For Bruce, being Jewish means to “be outside the American mainstream, both verbally (mouths) and erotically (bosoms). It means to identify with what was sexually liberated on the margins of American culture”(217). Biale’s reading makes it clear that the schlemiel – though an anti-hero – is a character that belongs to the American mainstream while Bruce’s anti-schlemiel does not. Bruce, in contrast to the schlemiel, is a part of and edgy and “hip” Jewish culture (217) which “was in as much conflict with Jewish convention as with Christian convention…and for Bruce the former was more sexually liberated than the latter”(217). This suggests a political reading of the schlemiel.
However, Biale notes that while Bruce was going against the American grain he was not a feminist. At the very least, he was “able to imagine a male Jewish counterculture that was subversively erotic”(217). Moreover, Bruce’s kind of comedy – in contrast to the schlemiel’s – taps into a working class ethos. It is Lenny Bruce’s brand of comedy that “captured the bawdy tumult of the Lower East Side culture, from the ribald Yiddish theater to the lurid tales of the Bintel Brief” (219). His work, along with the work of E.L. Doctorow (namely in his novel, The Book of Daniel), evinces a Jewish sexuality that refutes “America’s erotic and political hypocrisy”(220).
Given Biale’s reading, we can say that Rivers also passed from a self-deprecating schlemiel phase to a Lenny Bruce phase. She didn’t simply, as Biale says above, “mirror” the schlemiel. She left this comedic-type behind for a more aggressive kind of comedy. We can also argue that though Bruce was courageous for what he did, perhaps Rivers was even more courageous since she was a woman. And doing what Bruce did, as a woman, was much more difficult.
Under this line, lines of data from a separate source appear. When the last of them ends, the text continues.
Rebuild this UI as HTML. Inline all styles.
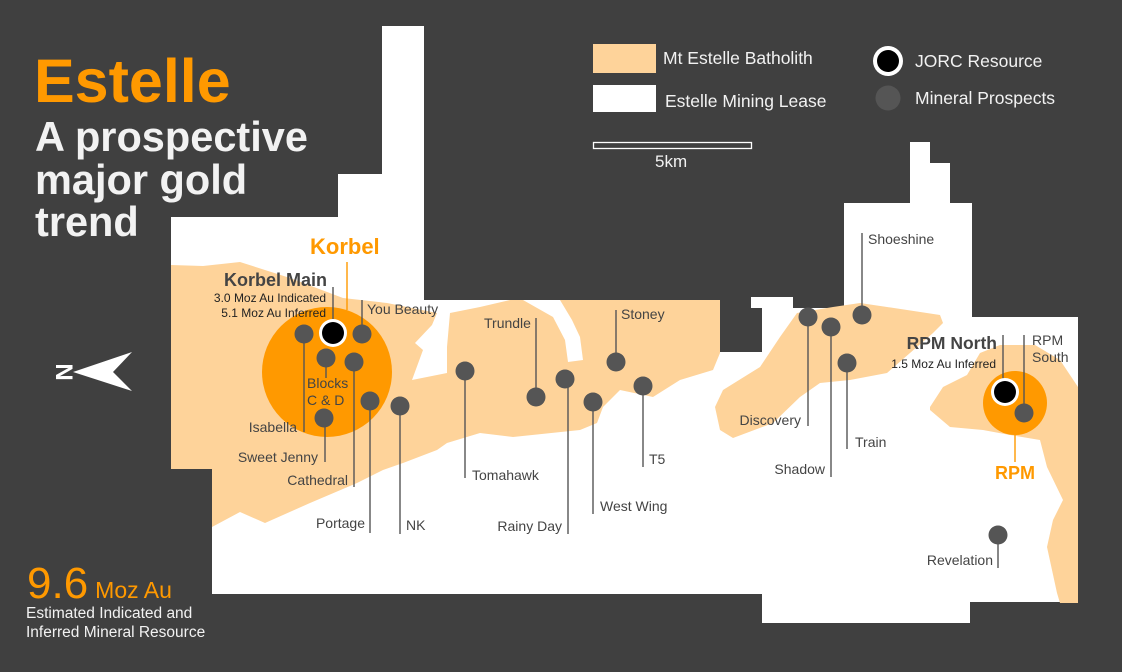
<!DOCTYPE html>
<html><head><meta charset="utf-8"><style>
html,body{margin:0;padding:0;background:#404040;}
svg{display:block;font-family:"Liberation Sans",sans-serif;}
.l{font-size:14px;fill:#444;}
.ln{stroke:#555;stroke-width:1.4;}
</style></head><body>
<svg width="1122" height="672" viewBox="0 0 1122 672">
<rect width="1122" height="672" fill="#404040"/>
<path d="M171,217 L338,217 L338,174 L382,174 L382,26 L424,26 L424,300 L720,300 L720,352 L762,352 L762,308 L751,308 L751,297 L793,297 L793,308 L844,308 L844,203 L910,203 L910,142 L930,142 L930,163 L950,163 L950,203 L972,203 L972,317 L1078,317 L1078,602 L970,602 L970,623 L762,623 L762,594 L212,594 L212,469 L171,469 Z" fill="#fff"/>
<!-- main batholith -->
<path d="M171,265 L203,266 L240,262 L290,278 L343,298 L387,303 L437,313 L432,325 L415,343 L423,350 L412,380 L447,373 L447,347 L450,313 L480,307 L510,300 L523,300 L553,317 L565,340 L568,362 L583,360 L580,337 L572,320 L560,300 L720,300 L720,353 L713,370 L680,380 L653,397 L620,390 L603,407 L597,423 L580,430 L513,437 L480,433 L447,443 L437,450 L403,463 L383,470 L357,483 L310,503 L265,523 L240,512 L212,527 L212,469 L171,469 Z" fill="#fed39a"/>
<!-- east batholith -->
<path d="M715,407 L723,390 L760,367 L780,337 L797,313 L833,307 L860,303 L887,307 L940,315 L943,323 L933,333 L887,373 L850,380 L820,383 L800,397 L773,423 L733,438 L720,430 Z" fill="#fed39a"/>
<!-- RPM batholith -->
<path d="M930,407 L943,387 L967,375 L980,353 L1000,345 L1035,345 L1060,360 L1078,387 L1078,603 L1060,603 L1057,593 L1047,547 L1053,520 L1063,500 L1047,467 L1040,440 L1010,435 L983,430 L950,427 L930,410 Z" fill="#fed39a"/>
<circle cx="327" cy="372" r="65" fill="#ff9900"/>
<circle cx="1015" cy="403" r="32" fill="#ff9900"/>
<!-- leader lines -->
<g class="ln">
<line x1="333" y1="287" x2="333" y2="322"/>
<line x1="362" y1="300" x2="362" y2="330"/>
<line x1="304" y1="340" x2="304" y2="432"/>
<line x1="326" y1="362" x2="326" y2="378"/>
<line x1="325" y1="420" x2="325" y2="462"/>
<line x1="354" y1="365" x2="354" y2="487"/>
<line x1="370" y1="405" x2="370" y2="533"/>
<line x1="400" y1="410" x2="400" y2="534"/>
<line x1="465" y1="375" x2="465" y2="478"/>
<line x1="536" y1="318" x2="536" y2="395"/>
<line x1="568" y1="382" x2="568" y2="534"/>
<line x1="593" y1="405" x2="593" y2="514"/>
<line x1="616" y1="310" x2="616" y2="360"/>
<line x1="643" y1="390" x2="643" y2="467"/>
<line x1="808" y1="320" x2="808" y2="426"/>
<line x1="831" y1="330" x2="831" y2="477"/>
<line x1="847" y1="366" x2="847" y2="449"/>
<line x1="862" y1="233" x2="862" y2="312"/>
<line x1="1003" y1="335" x2="1003" y2="382"/>
<line x1="1024" y1="335" x2="1024" y2="408"/>
<line x1="998" y1="540" x2="998" y2="568"/>
</g>
<line x1="347" y1="262" x2="347" y2="310" stroke="#ff9900" stroke-width="1.4"/>
<line x1="1015" y1="433" x2="1015" y2="462" stroke="#ff9900" stroke-width="1.4"/>
<!-- dots -->
<g fill="#555">
<circle cx="304" cy="334" r="9.5"/><circle cx="362" cy="334" r="9.5"/><circle cx="326" cy="358" r="9.5"/>
<circle cx="354" cy="362" r="9.5"/><circle cx="324" cy="418" r="9.5"/><circle cx="370" cy="401" r="9.5"/>
<circle cx="400" cy="406" r="9.5"/><circle cx="465" cy="371" r="9.5"/><circle cx="536" cy="397" r="9.5"/>
<circle cx="565" cy="379" r="9.5"/><circle cx="593" cy="402" r="9.5"/><circle cx="616" cy="362" r="9.5"/>
<circle cx="643" cy="386" r="9.5"/><circle cx="808" cy="317" r="9.5"/><circle cx="831" cy="327" r="9.5"/>
<circle cx="862" cy="315" r="9.5"/><circle cx="847" cy="363" r="9.5"/><circle cx="998" cy="535" r="9.5"/>
<circle cx="1024" cy="413" r="9.5"/>
</g>
<circle cx="333" cy="333" r="14" fill="#fff"/><circle cx="333" cy="333" r="11" fill="#000"/>
<circle cx="1005" cy="392" r="14" fill="#fff"/><circle cx="1005" cy="392" r="11" fill="#000"/>
<!-- labels -->
<text x="310" y="254" font-size="22" font-weight="bold" fill="#ff9900">Korbel</text>
<text x="327" y="286" font-size="18" font-weight="bold" fill="#444" text-anchor="end">Korbel Main</text>
<text x="326" y="302" font-size="12" fill="#222" text-anchor="end">3.0 Moz Au Indicated</text>
<text x="326" y="317" font-size="12" fill="#222" text-anchor="end">5.1 Moz Au Inferred</text>
<text x="367" y="314" class="l">You Beauty</text>
<text x="484" y="328" class="l">Trundle</text>
<text x="621" y="319" class="l">Stoney</text>
<text x="307" y="388" class="l">Blocks</text>
<text x="307" y="405" class="l">C &amp; D</text>
<text x="297" y="432" class="l" text-anchor="end">Isabella</text>
<text x="318" y="462" class="l" text-anchor="end">Sweet Jenny</text>
<text x="348" y="485" class="l" text-anchor="end">Cathedral</text>
<text x="365" y="528" class="l" text-anchor="end">Portage</text>
<text x="406" y="530" class="l">NK</text>
<text x="472" y="480" class="l">Tomahawk</text>
<text x="562" y="531" class="l" text-anchor="end">Rainy Day</text>
<text x="600" y="511" class="l">West Wing</text>
<text x="649" y="464" class="l">T5</text>
<text x="801" y="425" class="l" text-anchor="end">Discovery</text>
<text x="825" y="474" class="l" text-anchor="end">Shadow</text>
<text x="855" y="447" class="l">Train</text>
<text x="868" y="244" class="l">Shoeshine</text>
<text x="997" y="349" font-size="17.5" font-weight="bold" fill="#444" text-anchor="end">RPM North</text>
<text x="996" y="368" font-size="12" fill="#222" text-anchor="end">1.5 Moz Au Inferred</text>
<text x="1032" y="345" class="l">RPM</text>
<text x="1032" y="362" class="l">South</text>
<text x="995" y="479" font-size="18" font-weight="bold" fill="#ff9900">RPM</text>
<text x="993" y="565" class="l" text-anchor="end">Revelation</text>
<!-- title -->
<text x="34" y="102" font-size="61" font-weight="bold" fill="#ff9900">Estelle</text>
<g font-size="41.5" font-weight="bold" fill="#f2f2f2">
<text x="35" y="151">A prospective</text>
<text x="35" y="194">major gold</text>
<text x="35" y="236">trend</text>
</g>
<text x="27" y="598" fill="#ff9900"><tspan font-size="44">9.6</tspan><tspan font-size="23" dx="7">Moz Au</tspan></text>
<text x="26" y="618" font-size="15.5" fill="#f2f2f2">Estimated Indicated and</text>
<text x="26" y="637" font-size="15.5" fill="#f2f2f2">Inferred Mineral Resource</text>
<!-- north arrow -->
<text x="0" y="0" font-size="24" font-weight="bold" fill="#fff" transform="translate(65,372) rotate(90)" text-anchor="middle" dy="9">N</text>
<polygon points="73,372 132,352 113,372 132,391" fill="#fff"/>
<!-- legend -->
<rect x="593" y="44" width="63" height="29" fill="#fed39a"/>
<rect x="593" y="85" width="63" height="27" fill="#fff"/>
<text x="663" y="64" font-size="17.5" fill="#f2f2f2">Mt Estelle Batholith</text>
<text x="665" y="107" font-size="17.5" fill="#f2f2f2">Estelle Mining Lease</text>
<rect x="593.5" y="142.5" width="158" height="6" fill="none" stroke="#fff" stroke-width="1.3"/>
<text x="655" y="167" font-size="17" fill="#f2f2f2">5km</text>
<circle cx="888" cy="61" r="15" fill="#fff"/><circle cx="888" cy="61" r="11" fill="#000"/>
<text x="915" y="67" font-size="17.5" fill="#f2f2f2">JORC Resource</text>
<circle cx="888" cy="98" r="12.5" fill="#555"/>
<text x="915" y="104" font-size="17.5" fill="#f2f2f2">Mineral Prospects</text>
</svg>
</body></html>
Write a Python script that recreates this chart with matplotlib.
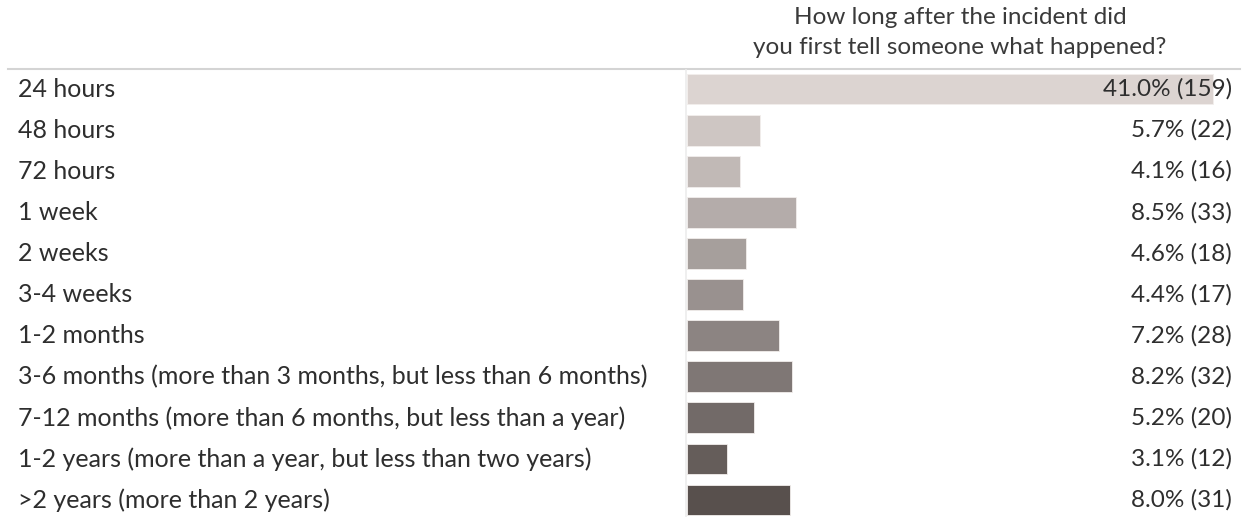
import matplotlib
matplotlib.use("Agg")
import matplotlib.pyplot as plt
from matplotlib.lines import Line2D

plt.rcParams['font.family'] = ['Lato', 'DejaVu Sans']

CATEGORIES = [
    "24 hours",
    "48 hours",
    "72 hours",
    "1 week",
    "2 weeks",
    "3-4 weeks",
    "1-2 months",
    "3-6 months (more than 3 months, but less than 6 months)",
    "7-12 months (more than 6 months, but less than a year)",
    "1-2 years (more than a year, but less than two years)",
    ">2 years (more than 2 years)",
]
PERCENTS = [41.0, 5.7, 4.1, 8.5, 4.6, 4.4, 7.2, 8.2, 5.2, 3.1, 8.0]
COUNTS = [159, 22, 16, 33, 18, 17, 28, 32, 20, 12, 31]
COLORS = ["#dcd4d1", "#cec6c3", "#c1b9b6", "#b4acaa", "#a69f9c", "#99918f",
          "#8c8482", "#7f7775", "#726a68", "#655d5a", "#58504d"]

TITLE_LINES = ["How long after the incident did", "you first tell someone what happened?"]

W, H = 1245, 517
FS = 17.5
fig = plt.figure(figsize=(W / 100, H / 100), dpi=100)

# bar pane
row_h = 41.1
top = 68.5
bottom = top + row_h * len(CATEGORIES)
ax = fig.add_axes([687 / W, (H - bottom) / H, (1240 - 687) / W, (bottom - top) / H])
ax.set_xlim(0, 41.0 * 553 / 526)
ax.set_ylim(len(CATEGORIES) - 0.5, -0.5)
ax.axis('off')

ys = list(range(len(CATEGORIES)))
ax.barh(ys, PERCENTS, height=0.75, color=COLORS, edgecolor="#f2eeec", linewidth=0.6)

for y, p, c in zip(ys, PERCENTS, COUNTS):
    ax.annotate(f"{p:.1f}% ({c})", xy=(1, y), xycoords=('axes fraction', 'data'),
                xytext=(-6, 0), textcoords='offset points', ha='right', va='center',
                fontsize=FS, color="#2e2e2e")

# row labels
for y, lab in zip(ys, CATEGORIES):
    yc = top + row_h * y + row_h / 2
    fig.text(18 / W, 1 - yc / H, lab, ha='left', va='center', fontsize=18, color="#2e2e2e")

# header title
for yc, line in zip([18, 47], TITLE_LINES):
    fig.text(960 / W, 1 - yc / H, line, ha='center', va='center', fontsize=FS, color="#3a3a3a")

# separators
fig.add_artist(Line2D([8 / W, 1240 / W], [1 - 69 / H, 1 - 69 / H], color="#d4d4d4", lw=1.5))
fig.add_artist(Line2D([686 / W, 686 / W], [1 - 70 / H, 0], color="#ececec", lw=1.2))

fig.savefig("out.png", dpi=100)
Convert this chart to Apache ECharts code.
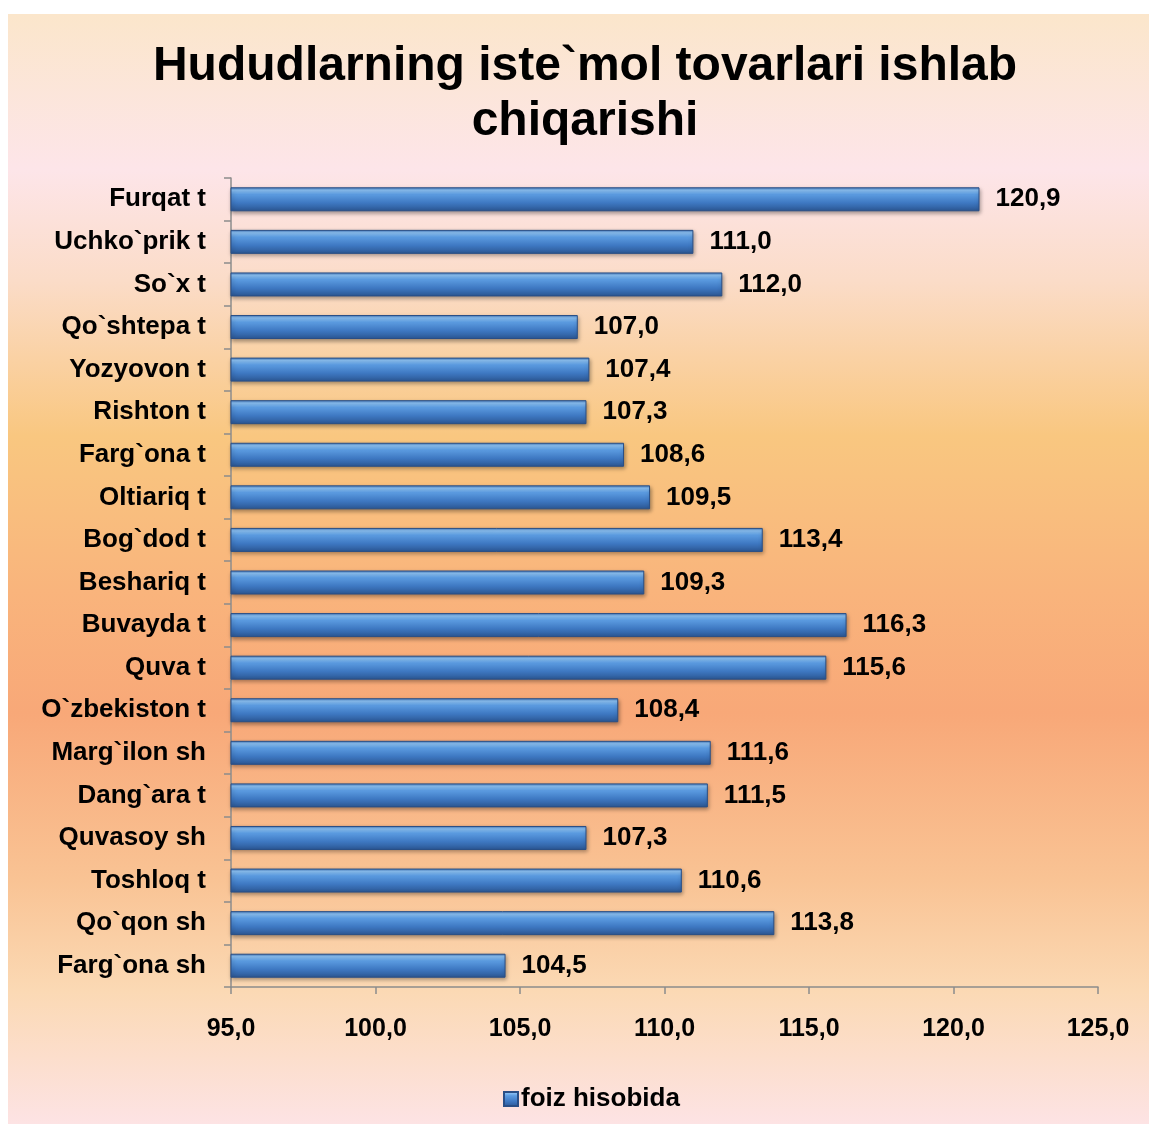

The question we need to ask is whether Joan Rivers created such a subculture as well. Epstein suggests she did in the sense that she created a space for women comedians to speak and for Jewish women to feel comfortable with being assertive and bold.
And in this, Mel Brooks was spot on. He suggests that she had more courage than all of them. This means that she had more audacity than the Borsht Belt comedians (who he was a part of) and Lenny Bruce. As a woman, she broke more boundaries then they did. And she led the way for comedy to where we are today with comedians like Gilda Radner, Sandra Bernhard, and Sarah Silverman.
We will miss you Joan. You opened doors for women that were closed and you changed the face of comedy. Your legacy lives on and you were…the hardest working woman in showbiz.